▸ **EXERCISE**
Search the data for the word "this" and copy every line that contains it.

▸ **RECORDS FOR THE TASK**
▼▼▼
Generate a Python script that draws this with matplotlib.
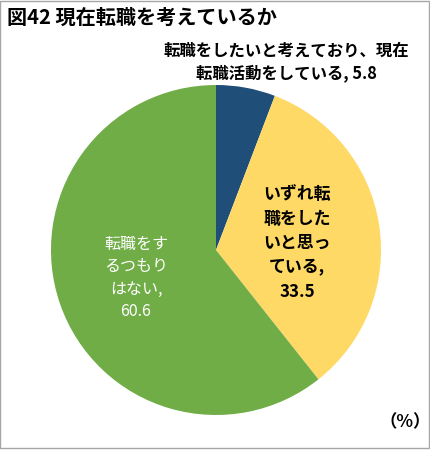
▲▲▲
▼▼▼
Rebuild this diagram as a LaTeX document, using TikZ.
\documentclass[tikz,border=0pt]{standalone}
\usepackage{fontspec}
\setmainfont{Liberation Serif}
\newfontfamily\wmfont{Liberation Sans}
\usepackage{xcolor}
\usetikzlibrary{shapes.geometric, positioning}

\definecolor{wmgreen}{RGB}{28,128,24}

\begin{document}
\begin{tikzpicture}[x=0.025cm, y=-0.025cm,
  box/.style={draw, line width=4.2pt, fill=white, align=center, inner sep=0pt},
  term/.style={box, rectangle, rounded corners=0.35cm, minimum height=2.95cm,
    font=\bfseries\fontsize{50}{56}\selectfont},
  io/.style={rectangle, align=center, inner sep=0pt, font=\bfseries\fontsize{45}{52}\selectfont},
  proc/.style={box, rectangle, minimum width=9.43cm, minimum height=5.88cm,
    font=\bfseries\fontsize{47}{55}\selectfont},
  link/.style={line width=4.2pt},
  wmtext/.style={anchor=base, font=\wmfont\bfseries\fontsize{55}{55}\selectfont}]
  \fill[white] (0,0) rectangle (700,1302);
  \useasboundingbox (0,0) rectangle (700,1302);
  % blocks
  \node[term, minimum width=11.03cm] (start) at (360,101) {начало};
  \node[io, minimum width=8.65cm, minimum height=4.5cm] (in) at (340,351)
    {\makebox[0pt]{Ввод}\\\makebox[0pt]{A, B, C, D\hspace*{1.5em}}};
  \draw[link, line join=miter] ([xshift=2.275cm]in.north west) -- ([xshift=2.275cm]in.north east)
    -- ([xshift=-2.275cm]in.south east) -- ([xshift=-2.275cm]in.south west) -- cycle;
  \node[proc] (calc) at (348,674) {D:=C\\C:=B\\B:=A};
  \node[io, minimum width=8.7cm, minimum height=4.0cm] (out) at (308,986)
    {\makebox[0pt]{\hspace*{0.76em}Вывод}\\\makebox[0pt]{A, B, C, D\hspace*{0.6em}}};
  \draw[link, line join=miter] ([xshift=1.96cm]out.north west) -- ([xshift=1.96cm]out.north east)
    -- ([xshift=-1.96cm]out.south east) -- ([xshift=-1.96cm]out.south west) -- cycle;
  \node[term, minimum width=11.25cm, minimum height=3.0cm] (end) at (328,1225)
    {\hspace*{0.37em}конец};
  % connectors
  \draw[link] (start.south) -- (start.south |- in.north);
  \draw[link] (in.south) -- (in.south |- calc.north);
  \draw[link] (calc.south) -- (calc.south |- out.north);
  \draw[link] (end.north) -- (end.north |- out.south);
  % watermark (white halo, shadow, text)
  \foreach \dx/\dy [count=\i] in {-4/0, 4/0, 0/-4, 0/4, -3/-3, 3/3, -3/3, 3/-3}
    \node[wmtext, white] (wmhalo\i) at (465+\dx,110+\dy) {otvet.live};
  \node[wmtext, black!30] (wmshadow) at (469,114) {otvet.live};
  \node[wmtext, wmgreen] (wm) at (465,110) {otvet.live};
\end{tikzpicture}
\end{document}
▲▲▲
▸ **REPLY TO THE TASK**
Generate a Python script that draws this with matplotlib.
Rebuild this diagram as a LaTeX document, using TikZ.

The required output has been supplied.